I have to find primitive elements of $\operatorname{GF}(9)$ in finite field. $p=3$, $k=2$, $q=9$.
Am I correct, I need minimal polynomials to be
$x^2$
$x^2 + 1$
$x^2 + 2$
$x^2 + x$
$x^2 + x + 1$
$x^2 + x + 2$
$x^2 + 2x$
$x^2 + 2x + 1$
$x^2 + 2x + 2$
and primitive elements to be $α, ..., α^7$
Can I find roots and calculate the powers of $a^i$ for $x^2+x$, because this polynomial is irreducible ?
How can I get binary code of 2-parts?
And how can I get powers of $α^i$?
The multiplicative group $\mathbb F_{p^n}^*$ is known to be cyclic, and it has order $q-1$ where $q=p^n$. Hence, an element $a$ generates that cyclic group if:
$a^{q-1}=1$ and
$a^{(q-1)/t}\neq1$ for every prime divisor $t$ of $q-1$.
The first condition is always true if you realize $\mathbb F_{p^n}$ as $\mathbb F_{p^n}\simeq \mathbb F_p[x] / r(x)$ with a polynomial of degree $n$ that's irreducible over $\mathbb F_p$. (If 1. is not satisfied then that implies $r$ is not irreducible, which might be handy for practical purposes when searching for suitable $r$.)
In your case, the only prime divisor of $q-1=8$ is $2$, hence $a\in\mathbb F_9^*$ is primitive iff $a^4\neq1$.
In order to realize $\mathbb F_9^*$ by means of an irreducible polynomial $r(x)=c_2x^2+c_1x+c_0$, we may assume $c_2=1$ and $c_0\neq0$, and we have $1+c_1+c_0\neq0$ (because otherwise 1 would be a zero of $r$. The only remaining value we need to probe is $x=2=-1$ which must satisfy $p(2)\neq0$. Let's use $$r(x)=x^2+1$$ as it satisfies all three conditions.
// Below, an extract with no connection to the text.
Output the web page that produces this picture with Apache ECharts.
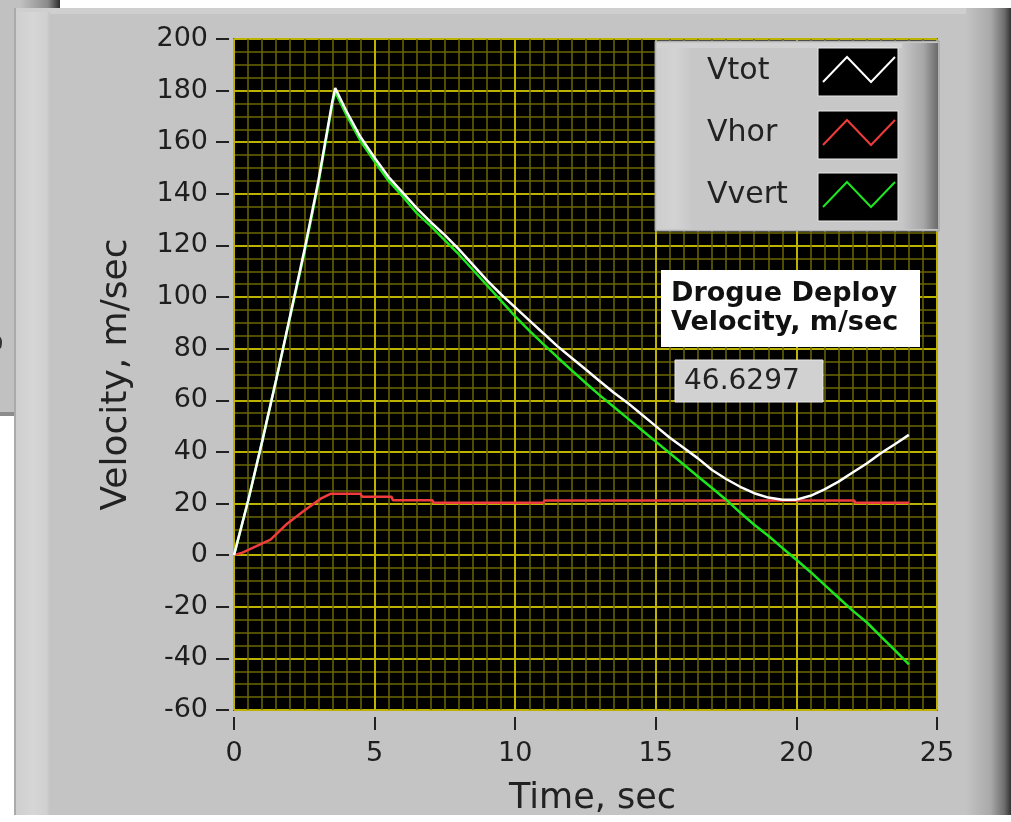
<!DOCTYPE html>
<html><head><meta charset="utf-8">
<script src="https://cdn.jsdelivr.net/npm/echarts@6/dist/echarts.min.js"></script>
<style>html,body{margin:0;padding:0;background:#fff}#c{width:1011px;height:822px}</style>
</head><body><div id="c"></div>
<script>
// ---- data ----
const timeMain = [0,0.5,1,1.5,2,2.5,3,3.5,3.6,4,4.5,5,5.5,6,6.5,7,7.5,8,8.5,9,9.5,10,10.5,11,11.5,12,12.5,13,13.5,14,14.5,15,15.5,16,16.5,17,17.5,18,18.5,19,19.5,20,20.5,21,21.5,22,22.5,23,23.5,24];
const vtot  = [0,21,44,68,93,118,145,176,181,172,162,154,146.5,140.5,134.5,129,124,118.5,112.5,106.5,101,96,91,86,81,76.5,72,67.5,63,59,54.5,50,45.5,41.5,37.5,33,29.5,26.5,24,22.3,21.5,21.5,23,25.5,28.5,32,35.5,39.5,43,46.6];
const vvert = [0,21,44,68,92.5,117,144,175,179.5,170.5,160.5,152.5,145,139,132.5,127.5,122,116.5,110.5,104.5,98.5,92.5,87,81.8,76.7,71.7,66.8,62,57.5,53,48.5,44,39.5,35,30.5,26,21.5,16.5,11.8,7.5,2.8,-1.8,-6.5,-11.5,-16.5,-21.5,-26,-31.5,-36.8,-42.3];
const timeHor = [0,0.3,0.7,1.3,1.9,2.5,3.1,3.45,4.5,4.55,5.6,5.65,7.05,7.1,11.0,11.05,22.05,22.1,24];
const vhor    = [0,1,3,6,12.3,17.3,22,23.8,23.8,22.6,22.6,21.3,21.3,20.3,20.3,21.2,21.2,20.3,20.3];
const seriesNames = ['Vtot','Vhor','Vvert'];
const seriesColors = ['#ffffff','#f03c3c','#1ee61e'];
const yTicks = {min:-60, max:200, step:20};
const xTicks = {min:0, max:25, step:5};
const drogueLabel = ['Drogue Deploy','Velocity, m/sec'];
const drogueVelocity = '46.6297';

const pair = (t, v) => t.map((x, i) => [x, v[i]]);
const FONT = 'DejaVu Sans';
const LG = echarts.graphic.LinearGradient;

const graphic = [
  // background window behind
  {type:'rect', z:-100, shape:{x:0,y:0,width:60,height:415}, style:{fill:'#c1c1c1'}},
  {type:'rect', z:-99, shape:{x:20,y:0,width:40,height:8}, style:{fill:new LG(0,0,1,0,[{offset:0,color:'#c1c1c1'},{offset:0.7,color:'#8a8a8a'},{offset:1,color:'#2a2a2a'}])}},
  {type:'rect', z:-99, shape:{x:0,y:412,width:15,height:4}, style:{fill:'#8c8c8c'}},
  {type:'text', z:-98, x:-6, y:342, rotation:Math.PI/2, style:{text:'s', font:'30px "DejaVu Sans"', fill:'#333', align:'center', verticalAlign:'middle'}},
  // main panel
  {type:'rect', z:-90, shape:{x:14,y:8,width:997,height:807}, style:{fill:'#c4c4c4'}},
  {type:'rect', z:-89, shape:{x:14,y:8,width:997,height:6}, style:{fill:'#cfcfcf'}},
  {type:'rect', z:-89, shape:{x:14,y:8,width:2,height:807}, style:{fill:'#aaaaaa'}},
  {type:'rect', z:-88, shape:{x:16,y:12,width:34,height:803}, style:{fill:new LG(0,0,1,0,[{offset:0,color:'#cfcfcf'},{offset:0.5,color:'#d6d6d6'},{offset:0.9,color:'#d0d0d0'},{offset:1,color:'#c4c4c4'}])}},
  {type:'rect', z:-88, shape:{x:966,y:8,width:45,height:807}, style:{fill:new LG(0,0,1,0,[{offset:0,color:'#c4c4c4'},{offset:0.55,color:'#a9a9a9'},{offset:0.85,color:'#6e6e6e'},{offset:1,color:'#333333'}])}},
  // legend box
  {type:'rect', z:50, shape:{x:655,y:41,width:284,height:190}, style:{fill:'#c7c7c7', stroke:'#9a9a9a', lineWidth:1}},
  {type:'rect', z:51, shape:{x:657,y:43,width:34,height:186}, style:{fill:new LG(0,0,1,0,[{offset:0,color:'#cdcdcd'},{offset:0.5,color:'#d3d3d3'},{offset:1,color:'#c9c9c9'}])}},
  {type:'rect', z:51, shape:{x:657,y:43,width:280,height:5}, style:{fill:'#d2d2d2'}},
  {type:'rect', z:51, shape:{x:902,y:43,width:36,height:186}, style:{fill:new LG(0,0,1,0,[{offset:0,color:'#c7c7c7'},{offset:0.6,color:'#a6a6a6'},{offset:1,color:'#6a6a6a'}])}},
  // annotation
  {type:'rect', z:50, shape:{x:661,y:270,width:259,height:77}, style:{fill:'#ffffff'}},
  {type:'text', z:52, x:671, y:294, style:{text:drogueLabel[0], font:'bold 27px "DejaVu Sans"', fill:'#111', verticalAlign:'middle'}},
  {type:'text', z:52, x:671, y:323, style:{text:drogueLabel[1], font:'bold 27px "DejaVu Sans"', fill:'#111', verticalAlign:'middle'}},
  {type:'rect', z:50, shape:{x:675,y:360,width:148,height:42}, style:{fill:'#d1d1d1', stroke:'#e6e6e6', lineWidth:1}},
  {type:'text', z:52, x:684, y:382, style:{text:drogueVelocity, font:'28px "DejaVu Sans"', fill:'#222', verticalAlign:'middle'}}
];
const swTop = [48,111,173];
const txtY = [71,133,195];
seriesNames.forEach((n,i)=>{
  graphic.push({type:'text', z:52, x:707, y:txtY[i], style:{text:n, font:'30px "DejaVu Sans"', fill:'#222', verticalAlign:'middle'}});
  graphic.push({type:'rect', z:52, shape:{x:818,y:swTop[i],width:80,height:48}, style:{fill:'#000', stroke:'#e8e8e8', lineWidth:1}});
  const y0 = swTop[i];
  graphic.push({type:'polyline', z:53, shape:{points:[[823,y0+34],[847,y0+9],[871,y0+34],[895,y0+9]]}, style:{stroke:seriesColors[i], lineWidth:2, fill:null}});
});

const chart = echarts.init(document.getElementById('c'), null, {renderer:'canvas'});
chart.setOption({
  backgroundColor:'#ffffff',
  animation:false,
  textStyle:{fontFamily:FONT},
  grid:{left:234, right:74, top:39, bottom:112, show:true, backgroundColor:'#000000', borderColor:'#5a5a5a', borderWidth:2, containLabel:false},
  xAxis:{
    type:'value', min:xTicks.min, max:xTicks.max, interval:xTicks.step, offset:7,
    name:'Time, sec', nameLocation:'middle', nameGap:64,
    nameTextStyle:{fontSize:35, color:'#222', fontFamily:FONT, padding:[0,0,0,14]},
    axisLine:{show:false, onZero:false},
    axisTick:{show:true, length:13, lineStyle:{color:'#222', width:2}},
    axisLabel:{fontSize:27, color:'#1e1e1e', margin:23, fontFamily:FONT},
    splitLine:{show:true, lineStyle:{color:'#bdb200', width:2}},
    minorTick:{show:false, splitNumber:10},
    minorSplitLine:{show:true, lineStyle:{color:'#6b6500', width:1.5}}
  },
  yAxis:{
    type:'value', min:yTicks.min, max:yTicks.max, interval:yTicks.step, offset:5,
    name:'Velocity, m/sec', nameLocation:'middle', nameGap:94,
    nameTextStyle:{fontSize:36, color:'#222', fontFamily:FONT},
    axisLine:{show:false, onZero:false},
    axisTick:{show:true, length:13, lineStyle:{color:'#222', width:2}},
    axisLabel:{fontSize:27, color:'#1e1e1e', margin:21, fontFamily:FONT},
    splitLine:{show:true, lineStyle:{color:'#bdb200', width:2}},
    minorTick:{show:false, splitNumber:4},
    minorSplitLine:{show:true, lineStyle:{color:'#6b6500', width:1.5}}
  },
  series:[
    {name:seriesNames[1], type:'line', data:pair(timeHor, vhor), showSymbol:false, z:3, lineStyle:{color:seriesColors[1], width:2.5}},
    {name:seriesNames[2], type:'line', data:pair(timeMain, vvert), showSymbol:false, z:4, lineStyle:{color:seriesColors[2], width:2.5}},
    {name:seriesNames[0], type:'line', data:pair(timeMain, vtot), showSymbol:false, z:5, lineStyle:{color:seriesColors[0], width:2.5}}
  ],
  graphic:graphic
});
</script></body></html>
This polynomial is also very convenient because it's roots satisfy $x^{2m}=(-1)^m$. In the remainder, let $r(x)=0$.
Now let's try whether some values of $a$ satisfy condition 2. from above, e.g. $a=x$. Because $a^4=x^4=(-1)^2=1$, that particular $a$ is not primitive.
Try $a=x+1$: $a^2=x^2+2x+1=2x=-x$ thus $a^4=(-1)^2x^2=1\cdot(-1)\neq 1$. You got the idea...